Arnold & Porter Brings Legal Claims Against U.S. Government on Behalf of Parents and Children Separated at the Border
WASHINGTON, D.C., Feb. 11, 2019 — Parents and their children fleeing violence or danger in their countries of origin who were torn apart under the Trump administration's family separation policy filed legal claims today against the government seeking damages for the trauma they've suffered due to this cruel treatment. Arnold & Porter is representing these two families pro-bono, working with the Texas Civil Rights Project, and is also representing other families in legal claims related to the administration's family separation policy.

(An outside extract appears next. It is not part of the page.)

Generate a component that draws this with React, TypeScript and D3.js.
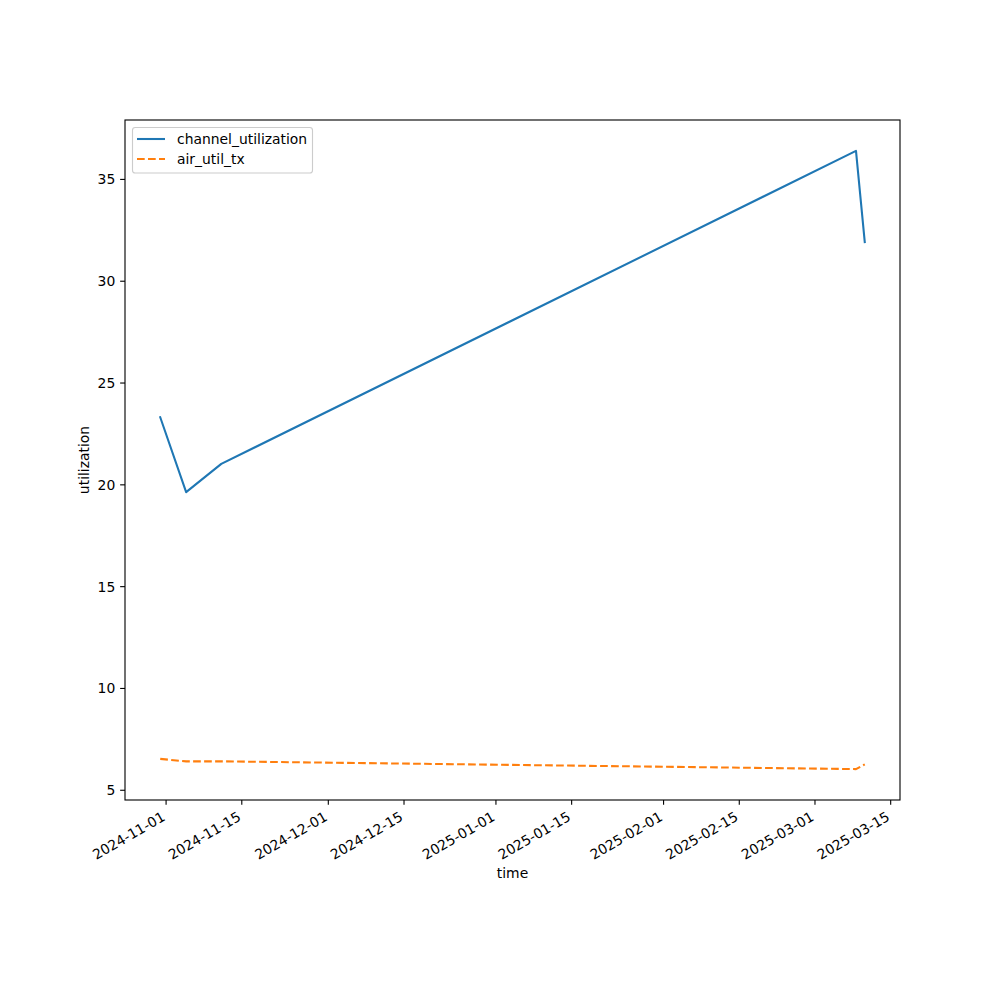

The families each seek $6 million from the government for its intentional infliction of emotional distress on them. The claims, filed with the Department of Homeland Security and the Department of Health and Human Services, detail the excruciating suffering these mothers and children experienced as a result of the administration's policy to separate migrant families upon entering the United States – a policy that senior government officials have confirmed was intentionally cruel so as to deter migrants from seeking refuge in the U.S.
In their claims, the parents describe the harrowing circumstances of their children being taken from them. Both parents filing claims today were given little information as to where their children were taken and were provided little-to-no updates on the whereabouts of their children for much of their separation, which lasted months.
The children suffered similar trauma. Like their parents, they were given no information about when or if they would ever be reunited. A 14-year-old boy continues to suffer from severe anxiety and sadness after being separated from his father for five and a half months. His father was unable to sleep during their separation and continues to experience severe stomach pain today. A boy who turned 18 while separated from his mother continues to experience regular episodes of depression. His mother continues to suffer from severe anxiety, difficulty sleeping and headaches as a result of their separation.
"These children and their parents have experienced horrific, life-altering trauma that was intentionally inflicted on them by our government," said Stanton Jones, a partner at Arnold & Porter. "These families fled threatening and violent circumstances in their countries of origin only to face cruel treatment by detention officials and separation across thousands of miles. No amount of money can undo the damage inflicted by our government on these boys and their parents, but the government must be held accountable for the impact of its policies."
"Last year, we saw the government manufacture a crisis by cruelly and needlessly separating families. Most came to this country to seek asylum. Instead they encountered a living nightmare," said Efrén C. Olivares, racial and economic justice director at the Texas Civil Rights Project. "We spoke to desperate parents who didn't know where their children were for months, let alone what kind of care their terrified kids were receiving or if they would ever see them again. It is clear the government deported many parents without ever having plans to reunite them with their children – just as it had no intention of reunifying any of the families it tore apart. They may be reunited now, but the trauma our government inflicted on vulnerable families, like our clients, will haunt them for a lifetime, and for that, they deserve to be compensated."
While serving as secretary of the Department of Homeland Security, John Kelly stated that he "would do almost anything to deter people from Central America" from migrating to the United States, including separating children from their parents. After the forced separations began, former Attorney General Jeff Sessions confirmed that the goal was deterrence. In May 2018, Kelly callously dismissed any concern about the government's forced separation of a child from her mother, remarking, "[T]he children will be taken care of – put into foster care or whatever."
In total, the U.S. government has admitted to separating more than 2,700 children from their parents or guardians after they crossed the southwestern U.S. border. And recent reports indicate that the number of families separated may have been much higher.